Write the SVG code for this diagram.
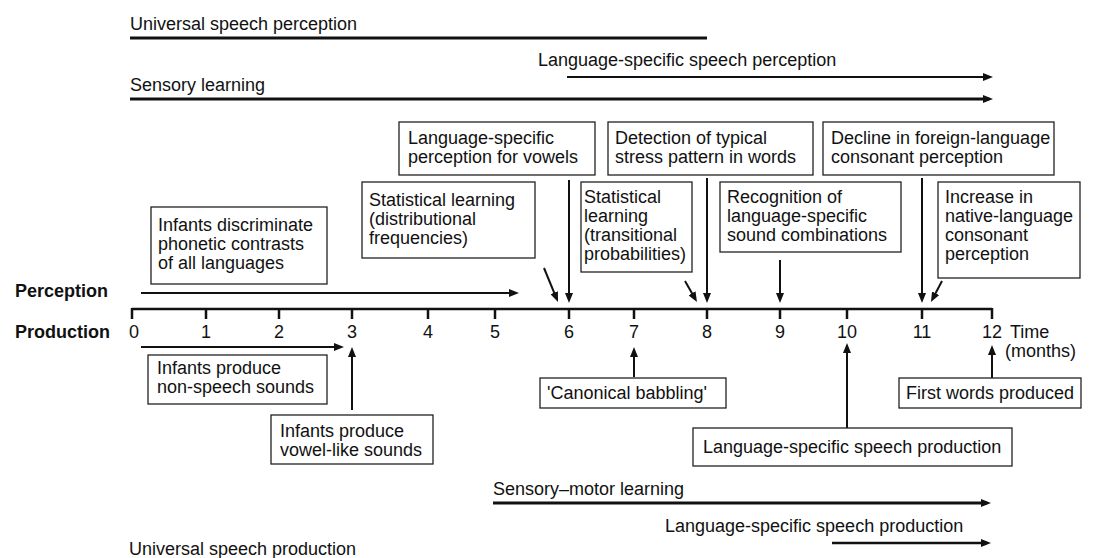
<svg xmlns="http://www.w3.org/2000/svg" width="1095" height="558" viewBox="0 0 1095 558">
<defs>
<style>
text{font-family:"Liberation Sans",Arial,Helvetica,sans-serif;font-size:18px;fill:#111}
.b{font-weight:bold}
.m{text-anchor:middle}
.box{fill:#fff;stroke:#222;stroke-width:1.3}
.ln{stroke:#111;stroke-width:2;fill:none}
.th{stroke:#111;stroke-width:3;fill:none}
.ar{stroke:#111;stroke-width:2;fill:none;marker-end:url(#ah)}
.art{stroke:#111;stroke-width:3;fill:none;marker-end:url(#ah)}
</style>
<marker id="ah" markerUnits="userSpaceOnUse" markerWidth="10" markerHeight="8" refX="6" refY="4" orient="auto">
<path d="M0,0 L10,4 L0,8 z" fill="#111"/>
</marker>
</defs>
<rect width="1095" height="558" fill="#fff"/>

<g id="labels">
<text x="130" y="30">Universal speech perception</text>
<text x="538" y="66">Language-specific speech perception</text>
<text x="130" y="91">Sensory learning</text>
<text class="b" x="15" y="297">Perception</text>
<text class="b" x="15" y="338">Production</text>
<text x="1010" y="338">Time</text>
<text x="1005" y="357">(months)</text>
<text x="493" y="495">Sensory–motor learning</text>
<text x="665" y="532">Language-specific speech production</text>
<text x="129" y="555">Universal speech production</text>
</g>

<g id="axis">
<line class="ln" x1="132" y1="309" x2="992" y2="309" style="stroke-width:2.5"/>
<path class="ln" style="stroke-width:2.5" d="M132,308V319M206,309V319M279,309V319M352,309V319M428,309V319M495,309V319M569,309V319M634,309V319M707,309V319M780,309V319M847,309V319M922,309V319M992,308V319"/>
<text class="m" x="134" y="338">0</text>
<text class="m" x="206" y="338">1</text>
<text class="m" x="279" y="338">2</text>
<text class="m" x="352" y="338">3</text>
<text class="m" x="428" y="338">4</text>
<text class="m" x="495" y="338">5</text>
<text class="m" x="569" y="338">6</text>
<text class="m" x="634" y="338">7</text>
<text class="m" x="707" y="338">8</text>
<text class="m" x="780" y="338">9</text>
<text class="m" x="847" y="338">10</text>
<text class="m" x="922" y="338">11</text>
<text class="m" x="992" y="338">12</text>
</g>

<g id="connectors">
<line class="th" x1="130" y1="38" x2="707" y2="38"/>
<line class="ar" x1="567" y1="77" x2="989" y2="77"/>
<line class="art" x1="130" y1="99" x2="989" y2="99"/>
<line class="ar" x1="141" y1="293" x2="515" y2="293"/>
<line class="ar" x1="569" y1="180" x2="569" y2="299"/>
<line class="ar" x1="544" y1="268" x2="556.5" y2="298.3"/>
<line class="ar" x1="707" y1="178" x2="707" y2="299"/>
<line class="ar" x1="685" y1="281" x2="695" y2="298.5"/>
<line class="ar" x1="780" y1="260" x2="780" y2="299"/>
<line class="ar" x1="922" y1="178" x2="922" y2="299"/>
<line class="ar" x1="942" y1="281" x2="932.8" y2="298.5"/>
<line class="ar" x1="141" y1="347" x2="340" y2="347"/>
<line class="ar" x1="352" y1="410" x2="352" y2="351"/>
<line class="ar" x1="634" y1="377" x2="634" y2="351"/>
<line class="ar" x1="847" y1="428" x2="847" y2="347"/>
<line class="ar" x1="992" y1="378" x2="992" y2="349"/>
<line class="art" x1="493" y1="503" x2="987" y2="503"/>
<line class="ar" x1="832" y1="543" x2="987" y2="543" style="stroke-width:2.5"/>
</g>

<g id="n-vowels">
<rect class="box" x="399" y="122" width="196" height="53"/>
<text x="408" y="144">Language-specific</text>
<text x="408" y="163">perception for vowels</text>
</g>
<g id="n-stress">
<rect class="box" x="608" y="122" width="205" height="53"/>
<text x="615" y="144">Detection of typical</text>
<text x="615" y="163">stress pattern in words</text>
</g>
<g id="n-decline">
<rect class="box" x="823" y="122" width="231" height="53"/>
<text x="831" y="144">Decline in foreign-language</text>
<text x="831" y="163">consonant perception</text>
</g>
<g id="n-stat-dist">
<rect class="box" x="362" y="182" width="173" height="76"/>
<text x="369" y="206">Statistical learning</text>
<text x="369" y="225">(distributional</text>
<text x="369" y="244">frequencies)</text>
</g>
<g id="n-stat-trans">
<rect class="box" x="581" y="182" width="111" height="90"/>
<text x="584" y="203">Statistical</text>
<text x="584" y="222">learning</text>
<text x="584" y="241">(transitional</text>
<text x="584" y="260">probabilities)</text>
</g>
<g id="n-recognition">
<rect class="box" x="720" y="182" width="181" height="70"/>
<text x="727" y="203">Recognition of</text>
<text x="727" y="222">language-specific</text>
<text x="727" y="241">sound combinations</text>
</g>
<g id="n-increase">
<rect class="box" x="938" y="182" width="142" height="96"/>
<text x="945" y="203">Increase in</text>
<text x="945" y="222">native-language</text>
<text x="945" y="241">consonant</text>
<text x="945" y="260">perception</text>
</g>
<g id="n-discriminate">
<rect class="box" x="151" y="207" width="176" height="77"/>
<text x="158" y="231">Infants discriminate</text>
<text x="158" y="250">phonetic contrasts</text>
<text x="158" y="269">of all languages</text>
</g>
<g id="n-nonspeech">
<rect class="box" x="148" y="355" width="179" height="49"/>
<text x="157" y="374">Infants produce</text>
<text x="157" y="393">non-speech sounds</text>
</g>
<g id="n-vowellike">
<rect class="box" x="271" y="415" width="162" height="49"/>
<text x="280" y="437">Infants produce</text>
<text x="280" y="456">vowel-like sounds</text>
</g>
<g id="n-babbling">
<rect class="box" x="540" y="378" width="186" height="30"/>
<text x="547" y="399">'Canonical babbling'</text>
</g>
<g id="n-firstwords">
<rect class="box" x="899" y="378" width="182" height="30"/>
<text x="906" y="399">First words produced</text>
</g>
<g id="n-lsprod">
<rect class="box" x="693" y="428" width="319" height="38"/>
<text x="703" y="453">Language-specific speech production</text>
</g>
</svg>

══════════

▶ [Exercise task] Every line above should be returned word for word, with the pictures left behind.

▶ [Written response]
Write the SVG code for this diagram.
<svg xmlns="http://www.w3.org/2000/svg" width="1095" height="558" viewBox="0 0 1095 558">
<defs>
<style>
text{font-family:"Liberation Sans",Arial,Helvetica,sans-serif;font-size:18px;fill:#111}
.b{font-weight:bold}
.m{text-anchor:middle}
.box{fill:#fff;stroke:#222;stroke-width:1.3}
.ln{stroke:#111;stroke-width:2;fill:none}
.th{stroke:#111;stroke-width:3;fill:none}
.ar{stroke:#111;stroke-width:2;fill:none;marker-end:url(#ah)}
.art{stroke:#111;stroke-width:3;fill:none;marker-end:url(#ah)}
</style>
<marker id="ah" markerUnits="userSpaceOnUse" markerWidth="10" markerHeight="8" refX="6" refY="4" orient="auto">
<path d="M0,0 L10,4 L0,8 z" fill="#111"/>
</marker>
</defs>
<rect width="1095" height="558" fill="#fff"/>

<g id="labels">
<text x="130" y="30">Universal speech perception</text>
<text x="538" y="66">Language-specific speech perception</text>
<text x="130" y="91">Sensory learning</text>
<text class="b" x="15" y="297">Perception</text>
<text class="b" x="15" y="338">Production</text>
<text x="1010" y="338">Time</text>
<text x="1005" y="357">(months)</text>
<text x="493" y="495">Sensory–motor learning</text>
<text x="665" y="532">Language-specific speech production</text>
<text x="129" y="555">Universal speech production</text>
</g>

<g id="axis">
<line class="ln" x1="132" y1="309" x2="992" y2="309" style="stroke-width:2.5"/>
<path class="ln" style="stroke-width:2.5" d="M132,308V319M206,309V319M279,309V319M352,309V319M428,309V319M495,309V319M569,309V319M634,309V319M707,309V319M780,309V319M847,309V319M922,309V319M992,308V319"/>
<text class="m" x="134" y="338">0</text>
<text class="m" x="206" y="338">1</text>
<text class="m" x="279" y="338">2</text>
<text class="m" x="352" y="338">3</text>
<text class="m" x="428" y="338">4</text>
<text class="m" x="495" y="338">5</text>
<text class="m" x="569" y="338">6</text>
<text class="m" x="634" y="338">7</text>
<text class="m" x="707" y="338">8</text>
<text class="m" x="780" y="338">9</text>
<text class="m" x="847" y="338">10</text>
<text class="m" x="922" y="338">11</text>
<text class="m" x="992" y="338">12</text>
</g>

<g id="connectors">
<line class="th" x1="130" y1="38" x2="707" y2="38"/>
<line class="ar" x1="567" y1="77" x2="989" y2="77"/>
<line class="art" x1="130" y1="99" x2="989" y2="99"/>
<line class="ar" x1="141" y1="293" x2="515" y2="293"/>
<line class="ar" x1="569" y1="180" x2="569" y2="299"/>
<line class="ar" x1="544" y1="268" x2="556.5" y2="298.3"/>
<line class="ar" x1="707" y1="178" x2="707" y2="299"/>
<line class="ar" x1="685" y1="281" x2="695" y2="298.5"/>
<line class="ar" x1="780" y1="260" x2="780" y2="299"/>
<line class="ar" x1="922" y1="178" x2="922" y2="299"/>
<line class="ar" x1="942" y1="281" x2="932.8" y2="298.5"/>
<line class="ar" x1="141" y1="347" x2="340" y2="347"/>
<line class="ar" x1="352" y1="410" x2="352" y2="351"/>
<line class="ar" x1="634" y1="377" x2="634" y2="351"/>
<line class="ar" x1="847" y1="428" x2="847" y2="347"/>
<line class="ar" x1="992" y1="378" x2="992" y2="349"/>
<line class="art" x1="493" y1="503" x2="987" y2="503"/>
<line class="ar" x1="832" y1="543" x2="987" y2="543" style="stroke-width:2.5"/>
</g>

<g id="n-vowels">
<rect class="box" x="399" y="122" width="196" height="53"/>
<text x="408" y="144">Language-specific</text>
<text x="408" y="163">perception for vowels</text>
</g>
<g id="n-stress">
<rect class="box" x="608" y="122" width="205" height="53"/>
<text x="615" y="144">Detection of typical</text>
<text x="615" y="163">stress pattern in words</text>
</g>
<g id="n-decline">
<rect class="box" x="823" y="122" width="231" height="53"/>
<text x="831" y="144">Decline in foreign-language</text>
<text x="831" y="163">consonant perception</text>
</g>
<g id="n-stat-dist">
<rect class="box" x="362" y="182" width="173" height="76"/>
<text x="369" y="206">Statistical learning</text>
<text x="369" y="225">(distributional</text>
<text x="369" y="244">frequencies)</text>
</g>
<g id="n-stat-trans">
<rect class="box" x="581" y="182" width="111" height="90"/>
<text x="584" y="203">Statistical</text>
<text x="584" y="222">learning</text>
<text x="584" y="241">(transitional</text>
<text x="584" y="260">probabilities)</text>
</g>
<g id="n-recognition">
<rect class="box" x="720" y="182" width="181" height="70"/>
<text x="727" y="203">Recognition of</text>
<text x="727" y="222">language-specific</text>
<text x="727" y="241">sound combinations</text>
</g>
<g id="n-increase">
<rect class="box" x="938" y="182" width="142" height="96"/>
<text x="945" y="203">Increase in</text>
<text x="945" y="222">native-language</text>
<text x="945" y="241">consonant</text>
<text x="945" y="260">perception</text>
</g>
<g id="n-discriminate">
<rect class="box" x="151" y="207" width="176" height="77"/>
<text x="158" y="231">Infants discriminate</text>
<text x="158" y="250">phonetic contrasts</text>
<text x="158" y="269">of all languages</text>
</g>
<g id="n-nonspeech">
<rect class="box" x="148" y="355" width="179" height="49"/>
<text x="157" y="374">Infants produce</text>
<text x="157" y="393">non-speech sounds</text>
</g>
<g id="n-vowellike">
<rect class="box" x="271" y="415" width="162" height="49"/>
<text x="280" y="437">Infants produce</text>
<text x="280" y="456">vowel-like sounds</text>
</g>
<g id="n-babbling">
<rect class="box" x="540" y="378" width="186" height="30"/>
<text x="547" y="399">'Canonical babbling'</text>
</g>
<g id="n-firstwords">
<rect class="box" x="899" y="378" width="182" height="30"/>
<text x="906" y="399">First words produced</text>
</g>
<g id="n-lsprod">
<rect class="box" x="693" y="428" width="319" height="38"/>
<text x="703" y="453">Language-specific speech production</text>
</g>
</svg>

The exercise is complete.